Isolate every line in the data with the string "code" and copy it.

——

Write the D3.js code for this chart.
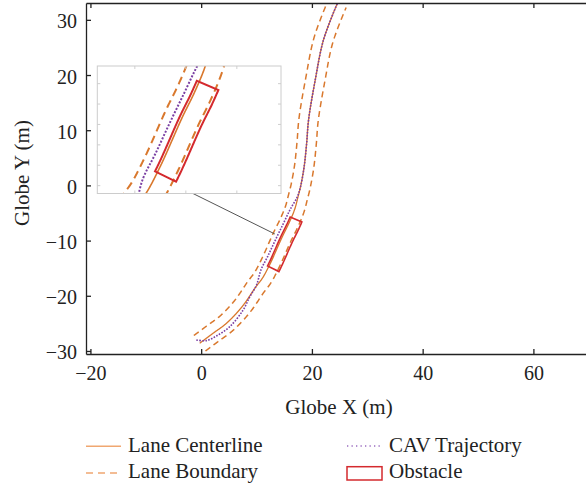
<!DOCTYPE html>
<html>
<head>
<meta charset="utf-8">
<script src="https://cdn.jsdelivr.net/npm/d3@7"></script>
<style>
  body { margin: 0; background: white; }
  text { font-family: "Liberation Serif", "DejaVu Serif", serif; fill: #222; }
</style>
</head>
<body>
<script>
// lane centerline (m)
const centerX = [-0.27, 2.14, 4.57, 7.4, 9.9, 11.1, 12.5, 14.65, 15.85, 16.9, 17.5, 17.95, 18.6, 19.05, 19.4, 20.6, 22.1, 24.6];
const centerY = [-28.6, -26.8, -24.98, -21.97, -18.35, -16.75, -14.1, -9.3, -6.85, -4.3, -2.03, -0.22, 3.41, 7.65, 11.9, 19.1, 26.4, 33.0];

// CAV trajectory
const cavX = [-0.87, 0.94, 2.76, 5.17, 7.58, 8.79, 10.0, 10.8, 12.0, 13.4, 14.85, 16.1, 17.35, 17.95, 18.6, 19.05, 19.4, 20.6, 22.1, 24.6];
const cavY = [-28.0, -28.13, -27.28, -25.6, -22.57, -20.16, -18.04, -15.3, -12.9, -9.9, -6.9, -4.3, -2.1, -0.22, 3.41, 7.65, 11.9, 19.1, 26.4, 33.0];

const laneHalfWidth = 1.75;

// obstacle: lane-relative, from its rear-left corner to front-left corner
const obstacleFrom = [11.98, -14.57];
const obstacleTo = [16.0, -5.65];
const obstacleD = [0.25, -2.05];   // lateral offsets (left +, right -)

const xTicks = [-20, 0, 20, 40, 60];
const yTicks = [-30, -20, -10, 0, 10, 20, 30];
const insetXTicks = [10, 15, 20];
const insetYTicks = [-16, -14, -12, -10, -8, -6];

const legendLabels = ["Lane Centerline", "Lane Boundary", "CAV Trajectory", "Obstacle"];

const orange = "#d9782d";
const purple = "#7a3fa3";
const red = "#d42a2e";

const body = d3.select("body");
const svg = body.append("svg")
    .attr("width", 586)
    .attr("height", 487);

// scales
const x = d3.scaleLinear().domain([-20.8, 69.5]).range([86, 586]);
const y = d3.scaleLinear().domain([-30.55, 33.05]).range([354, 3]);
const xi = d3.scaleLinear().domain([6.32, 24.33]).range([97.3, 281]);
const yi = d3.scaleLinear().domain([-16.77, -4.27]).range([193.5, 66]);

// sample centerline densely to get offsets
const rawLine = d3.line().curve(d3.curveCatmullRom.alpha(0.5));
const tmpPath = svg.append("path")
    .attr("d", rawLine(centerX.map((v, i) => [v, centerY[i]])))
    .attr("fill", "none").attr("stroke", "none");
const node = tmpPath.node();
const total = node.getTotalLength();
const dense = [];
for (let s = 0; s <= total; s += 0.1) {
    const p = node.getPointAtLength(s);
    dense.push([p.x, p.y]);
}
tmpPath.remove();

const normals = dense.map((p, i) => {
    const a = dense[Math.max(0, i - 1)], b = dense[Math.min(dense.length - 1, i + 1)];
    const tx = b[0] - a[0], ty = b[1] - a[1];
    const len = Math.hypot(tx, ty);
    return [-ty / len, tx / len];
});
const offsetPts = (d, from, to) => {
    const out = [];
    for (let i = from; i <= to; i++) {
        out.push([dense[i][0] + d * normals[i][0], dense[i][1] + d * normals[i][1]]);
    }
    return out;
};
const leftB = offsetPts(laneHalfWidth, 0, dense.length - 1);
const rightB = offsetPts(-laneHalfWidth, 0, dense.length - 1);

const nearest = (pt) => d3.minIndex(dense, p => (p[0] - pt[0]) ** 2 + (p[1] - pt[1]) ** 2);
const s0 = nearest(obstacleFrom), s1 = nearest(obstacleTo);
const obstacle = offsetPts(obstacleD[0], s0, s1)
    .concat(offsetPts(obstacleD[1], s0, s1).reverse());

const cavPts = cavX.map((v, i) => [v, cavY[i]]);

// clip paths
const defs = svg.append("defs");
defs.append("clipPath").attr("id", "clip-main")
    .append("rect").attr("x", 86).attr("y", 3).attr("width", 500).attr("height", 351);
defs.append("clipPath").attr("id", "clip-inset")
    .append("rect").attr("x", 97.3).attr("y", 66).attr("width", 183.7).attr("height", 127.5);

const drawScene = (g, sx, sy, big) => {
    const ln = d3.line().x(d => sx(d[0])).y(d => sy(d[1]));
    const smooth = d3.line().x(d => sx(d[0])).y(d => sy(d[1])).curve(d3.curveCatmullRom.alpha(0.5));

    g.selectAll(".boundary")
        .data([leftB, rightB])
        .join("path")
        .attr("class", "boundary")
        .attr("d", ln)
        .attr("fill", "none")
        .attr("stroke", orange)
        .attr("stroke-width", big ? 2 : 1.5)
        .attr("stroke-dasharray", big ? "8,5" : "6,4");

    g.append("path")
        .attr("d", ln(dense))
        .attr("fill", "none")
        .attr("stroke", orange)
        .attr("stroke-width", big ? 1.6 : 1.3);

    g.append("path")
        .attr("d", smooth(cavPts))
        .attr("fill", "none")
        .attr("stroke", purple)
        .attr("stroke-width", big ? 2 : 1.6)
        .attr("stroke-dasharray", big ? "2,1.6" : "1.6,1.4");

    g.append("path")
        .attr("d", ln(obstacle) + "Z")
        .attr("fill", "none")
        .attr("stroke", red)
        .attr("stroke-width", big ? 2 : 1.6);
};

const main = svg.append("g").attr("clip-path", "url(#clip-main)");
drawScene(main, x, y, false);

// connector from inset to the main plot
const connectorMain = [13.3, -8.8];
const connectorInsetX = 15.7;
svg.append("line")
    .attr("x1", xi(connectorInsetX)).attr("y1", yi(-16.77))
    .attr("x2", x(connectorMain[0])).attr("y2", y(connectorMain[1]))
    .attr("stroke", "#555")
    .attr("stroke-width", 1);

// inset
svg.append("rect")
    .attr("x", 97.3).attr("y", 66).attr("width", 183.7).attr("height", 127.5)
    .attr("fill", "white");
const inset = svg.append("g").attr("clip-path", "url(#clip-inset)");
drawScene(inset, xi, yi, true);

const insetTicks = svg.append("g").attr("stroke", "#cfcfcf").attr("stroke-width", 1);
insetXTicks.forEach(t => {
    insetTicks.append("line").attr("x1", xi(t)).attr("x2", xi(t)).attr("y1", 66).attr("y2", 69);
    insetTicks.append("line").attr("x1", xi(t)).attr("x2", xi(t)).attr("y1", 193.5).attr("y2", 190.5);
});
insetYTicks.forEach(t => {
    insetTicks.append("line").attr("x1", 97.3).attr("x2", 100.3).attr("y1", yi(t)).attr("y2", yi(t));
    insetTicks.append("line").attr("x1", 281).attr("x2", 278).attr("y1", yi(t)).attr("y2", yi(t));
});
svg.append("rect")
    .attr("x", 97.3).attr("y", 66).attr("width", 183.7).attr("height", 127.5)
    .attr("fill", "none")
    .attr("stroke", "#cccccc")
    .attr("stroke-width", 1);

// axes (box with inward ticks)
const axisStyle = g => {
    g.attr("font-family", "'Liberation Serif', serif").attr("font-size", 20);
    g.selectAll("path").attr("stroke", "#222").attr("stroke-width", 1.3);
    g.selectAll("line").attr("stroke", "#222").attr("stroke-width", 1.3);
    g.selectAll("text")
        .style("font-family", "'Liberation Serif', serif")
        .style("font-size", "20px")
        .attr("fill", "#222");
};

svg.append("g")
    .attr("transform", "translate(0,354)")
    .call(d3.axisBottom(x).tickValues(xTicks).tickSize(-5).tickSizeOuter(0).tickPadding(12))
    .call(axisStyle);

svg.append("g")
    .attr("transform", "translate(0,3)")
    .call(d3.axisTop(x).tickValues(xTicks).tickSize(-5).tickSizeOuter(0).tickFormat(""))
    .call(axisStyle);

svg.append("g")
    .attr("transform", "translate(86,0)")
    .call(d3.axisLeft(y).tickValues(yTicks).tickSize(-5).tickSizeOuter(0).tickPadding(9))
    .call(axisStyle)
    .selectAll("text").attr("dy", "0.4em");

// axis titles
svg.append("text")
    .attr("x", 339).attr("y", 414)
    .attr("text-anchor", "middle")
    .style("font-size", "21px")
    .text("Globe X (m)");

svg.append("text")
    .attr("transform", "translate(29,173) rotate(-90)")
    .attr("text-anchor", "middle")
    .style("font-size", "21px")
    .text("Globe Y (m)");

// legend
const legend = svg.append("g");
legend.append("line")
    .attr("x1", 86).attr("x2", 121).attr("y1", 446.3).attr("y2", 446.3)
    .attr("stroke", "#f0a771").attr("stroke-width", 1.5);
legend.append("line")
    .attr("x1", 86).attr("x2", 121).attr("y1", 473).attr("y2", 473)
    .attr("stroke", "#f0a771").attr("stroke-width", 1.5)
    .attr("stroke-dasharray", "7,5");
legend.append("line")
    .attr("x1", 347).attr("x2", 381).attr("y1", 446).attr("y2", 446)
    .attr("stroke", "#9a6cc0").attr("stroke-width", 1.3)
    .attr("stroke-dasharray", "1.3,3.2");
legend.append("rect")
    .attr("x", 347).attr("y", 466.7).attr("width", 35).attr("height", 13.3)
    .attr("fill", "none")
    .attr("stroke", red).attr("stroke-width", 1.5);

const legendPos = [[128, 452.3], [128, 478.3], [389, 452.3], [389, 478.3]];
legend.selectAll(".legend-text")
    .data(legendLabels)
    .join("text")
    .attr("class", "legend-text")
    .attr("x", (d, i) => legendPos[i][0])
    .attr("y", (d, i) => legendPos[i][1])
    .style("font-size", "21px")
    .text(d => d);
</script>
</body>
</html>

——

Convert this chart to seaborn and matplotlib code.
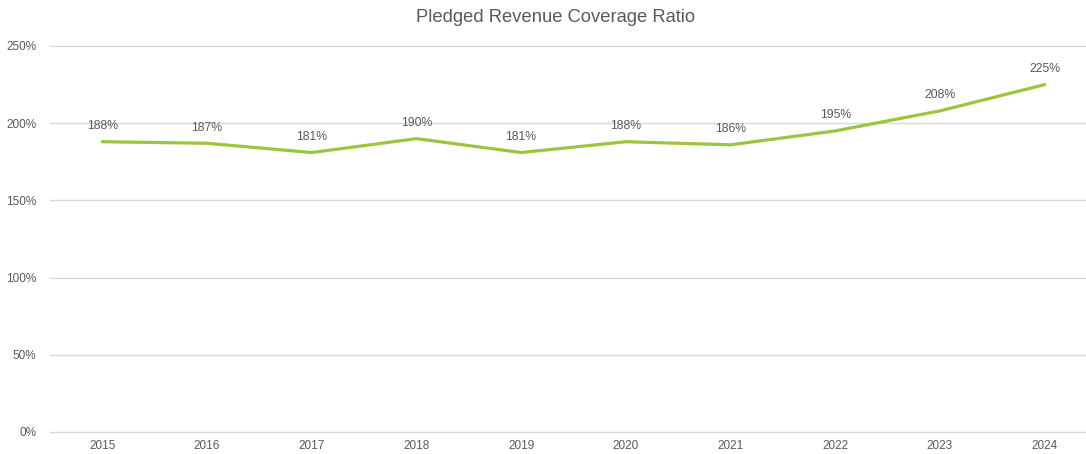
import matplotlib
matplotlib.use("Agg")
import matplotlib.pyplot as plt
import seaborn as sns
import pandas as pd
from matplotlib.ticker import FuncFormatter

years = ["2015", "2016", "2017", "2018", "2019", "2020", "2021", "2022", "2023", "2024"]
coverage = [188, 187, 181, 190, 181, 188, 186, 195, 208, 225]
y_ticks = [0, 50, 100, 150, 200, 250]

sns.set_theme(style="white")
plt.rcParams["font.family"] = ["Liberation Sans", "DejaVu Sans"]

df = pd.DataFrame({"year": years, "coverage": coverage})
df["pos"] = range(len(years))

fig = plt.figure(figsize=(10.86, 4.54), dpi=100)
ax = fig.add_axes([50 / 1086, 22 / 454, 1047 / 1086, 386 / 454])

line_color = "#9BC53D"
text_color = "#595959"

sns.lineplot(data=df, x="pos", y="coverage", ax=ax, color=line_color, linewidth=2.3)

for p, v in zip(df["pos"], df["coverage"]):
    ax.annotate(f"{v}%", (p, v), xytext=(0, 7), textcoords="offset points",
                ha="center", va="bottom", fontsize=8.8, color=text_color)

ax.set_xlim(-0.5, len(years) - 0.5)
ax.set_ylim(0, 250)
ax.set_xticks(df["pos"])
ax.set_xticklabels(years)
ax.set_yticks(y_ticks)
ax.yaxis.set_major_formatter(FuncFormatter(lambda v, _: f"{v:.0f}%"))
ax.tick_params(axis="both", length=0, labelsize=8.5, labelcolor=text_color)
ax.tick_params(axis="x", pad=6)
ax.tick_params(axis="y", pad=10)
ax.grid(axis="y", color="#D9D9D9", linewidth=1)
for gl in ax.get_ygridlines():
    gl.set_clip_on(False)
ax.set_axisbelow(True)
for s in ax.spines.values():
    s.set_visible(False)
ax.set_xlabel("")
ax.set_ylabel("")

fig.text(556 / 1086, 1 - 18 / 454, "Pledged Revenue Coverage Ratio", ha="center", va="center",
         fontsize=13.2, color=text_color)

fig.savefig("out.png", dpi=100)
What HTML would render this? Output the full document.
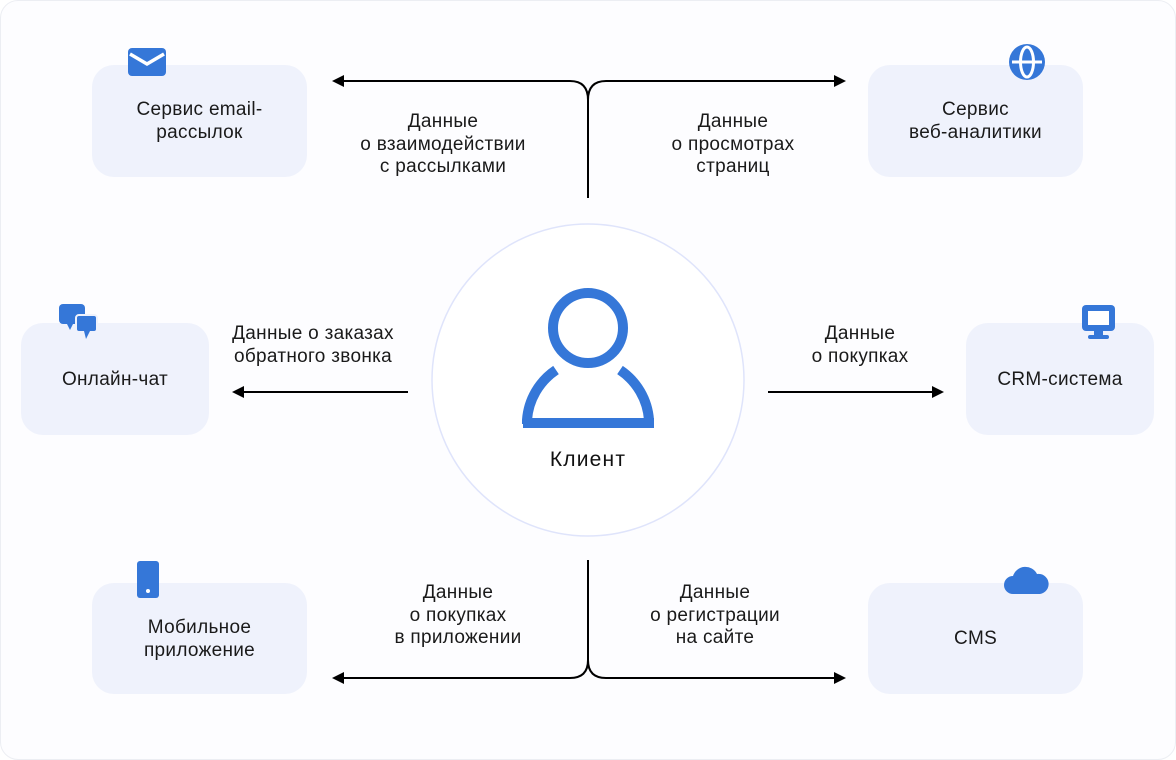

——

### EXERCISE RESPONSE
Write the D3.js code for this chart.
Convert this chart to seaborn and matplotlib code.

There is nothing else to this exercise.